Utah Jazz są w coraz gorszej sytuacji. Walka o play-offy mocno się od drużyny oddala. Do gry nie wrócił jeszcze Rudy Gobert, a Quin Snyder właśnie stracił jednego z najlepszych defensorów w swojej rotacji. Szwajcar Thabo Sefolosha potrzebuje operacji i to dla niego koniec sezonu.
Już od kilku dni w ligowych kuluarach mówiło się o zakończeniu sezonu przez zawodnika Utah Jazz. Zespół w oficjalnym oświadczeniu potwierdził, że Thabo Sefoloshę czeka operacja kolana i weteran opuści pozostałą część sezonu regularnego. Zawodnik nabawił się urazu 12 stycznia w przegranym przez Jazz meczu z Charlotte Hornets. Lekarze zdiagnozowali uszkodzenie bocznego więzadła w prawym kolanie.
Sefolosha w trakcie 11 lat gry w lidze dał się poznać jako specjalista od defensywy. W tym elemencie miał głównie pomagać trenerowi Quinowi Snyderowi, który swoją filozofię opiera przede wszystkim na skutecznej grze po bronionej stronie. W bieżących rozgrywkach, Thabo w 21 meczach notował średnio 8,1 punktu i trafiał 38% za trzy, więc pomagał także w ataku. Utrata tak klasowego zawodnika będzie dla Jazz sporym problemem. Z bilansem 17-26 są na 10. miejscu w tabeli i mają sporą stratę do pięciu ekip walczących o cztery miejsca w play-offs.
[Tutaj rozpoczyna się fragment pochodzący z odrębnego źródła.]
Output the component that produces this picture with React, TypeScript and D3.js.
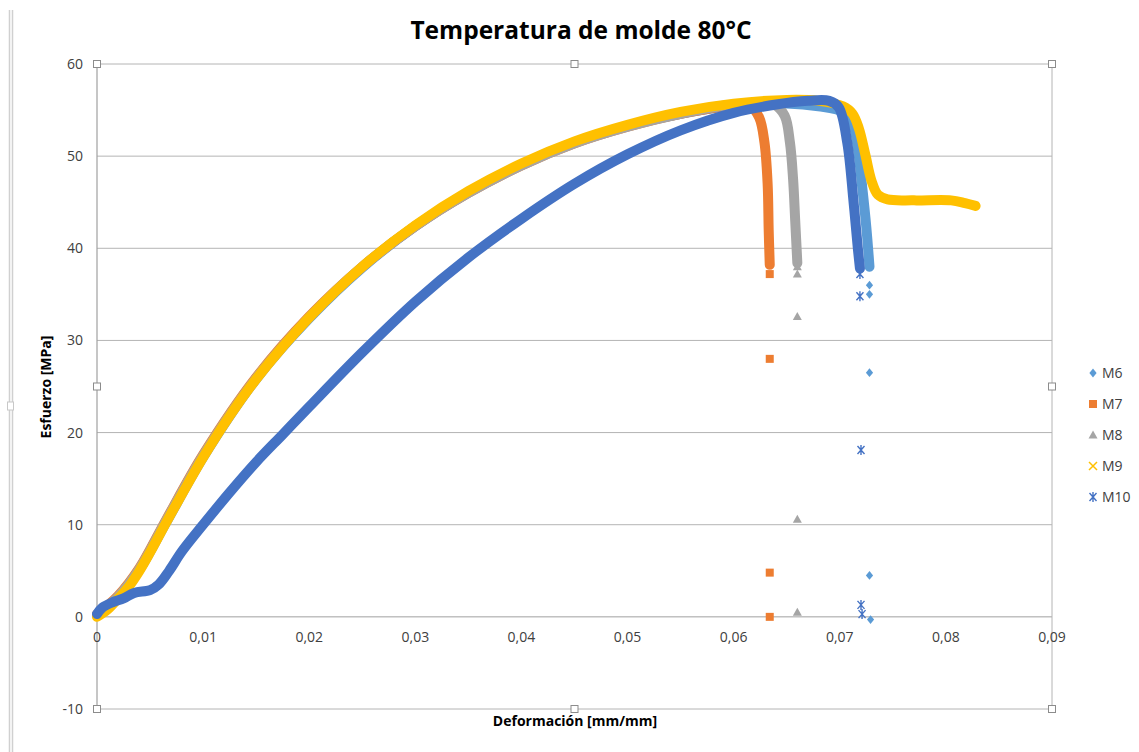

Brak Sefoloshy oznacza większe obciążenie dla Joe Johnsona. Weteran także musi być ostrożny, bo sezon rozpoczął później po rehabilitacji nadgarstka. Do gry dla Jazz nadal nie wrócił Rudy Gobert. Francuz po odejściu Gordona Haywarda był przedstawiany jako nowy lider składu. Na razie jednak nie miał okazji w nowej roli się zaprezentować. Środkowy nadal walczy z kontuzjowanym kolanem i teoretycznie powinien wrócić przed końcem miesiąca.